Senate Dems Kill Effort to Rein in Czars


A senior Democratic official tells Fox that Sen. Joe Lieberman, D-CT, as chairman of the Homeland Security Committee, "recognized the implications and alerted the White House."

The aide pointed to language of the Collins amendment, that it applies to officials “without express statutory authorization and which is responsible for the interagency development or coordination of any rule, regulation, or policy….”

The aide continued:  "Neither the (White House) chief of staff nor the National Security advisor are authorized statutorily. Nor are dozens of other White House officials who coordinate policy. "

The aide contends, the amendment would have gone too far, encircling close advisers to the President.

Under pressure from the White House, arguing separation of powers, Senate Democrats on Thursday employed a procedural tactic to kill an amendment that would have imposed congressional oversight on some 18 czars appointed by the Obama Administration, though not confirmed by the U.S. Senate.

The amendment to a spending bill that funds the Interior Department was sponsored by moderate Maine Sen. Susan Collins, top Republican on the Homeland Security and Governmental Affairs Committee,who took to the floor to decry the move, saying she was "deeply disappointed" that her colleagues would do this.

The measure would have withheld federal funds for the creation of any new, unconfirmed czar positions until the Administration agreed to allow the individuals to testify before Congress, if a "reasonable request" was made, and every czar to produce a detailed "public, written report" biannually of their actions and involvement in the creation of policy, rules, and regulations.

"My amendment has been carefully tailored to cover officials that the President has unilaterally designated for significant policy matters. It would not have covered the President's chief of staff, for example, and it would not cover less senior White House officials, despite some misinformation to the contrary," Collins said, noting that her staff had worked with White House officials Wednesday night without agreement.

Senate Democratic Whip Dick Durbin, D-IL, a close ally of the White House, was not convinced, sensing a more politically-motivated attack, by "czar watchers," invoking "the political wiseman" Fox News' Glenn Beck, as well as Sen. Kay Bailey Hutchison, R-TX, who Durbin said had found a larger number of czars than Collins, who detailed 18 unconfirmed czars for the record. Durbin noted that both Beck, who he jokingly called a "political adviser," and Hutchison had come up with the same number of czars, 32, which included positions that are confirmed by the Senate.

"Who's going to define who is covered by your amendment?" Durbin implored. He also noted that the workload the Collins amendment would have imposed on the czars would be onerous.
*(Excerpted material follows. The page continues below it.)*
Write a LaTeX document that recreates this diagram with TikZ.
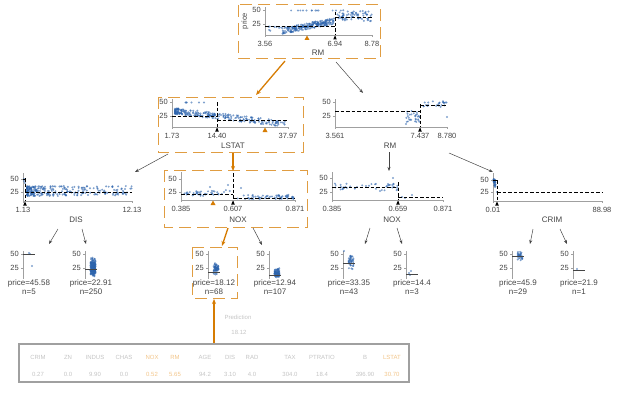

But Democrats earlier in the week appeared to be on the cusp of accepting the amendment without objection.

Sen. Dianne Feinstein, D-CA, manager of the Interior spending bill, had told Collins that Democrats were prepared to include her amendment, though one objection had popped up. At the time, Collins told Fox that it appeared to be a simple misunderstanding. Soon after, it became clear the White House had objections. Feinstein told Fox Thursday that the White House had told her to back off, with the California Democrat saying, "It's a huge separation of powers issue. I had no idea."

Durbin listed czars used by President George W. Bush, as well, which he said numbered 47, though Collins appeared to disagree, saying "there wasn't this kind of proliferation" under Bush. Collins said her effort would be the same no matter who occupied the White House.

"Regardless of whether it's a Democratic president or a Republican president, a Democratic Congress or a Republican Congress, I think this is an institutional issue. And I think all of us as members of Congress should be very concerned about organizational structures that make it impossible for us to conduct productive, conventional oversight," Collins said.

Durbin would not bend, and instead offered, "The good news is this. Our trusted friend Joe Lieberman (chairman of the committee on which Collins serves)...has promised a hearing on this issue."

And with that, Durbin used a Senate rule that prohibits legislating on a spending bill, something that is often done by both parties despite the rule, to kill the measure.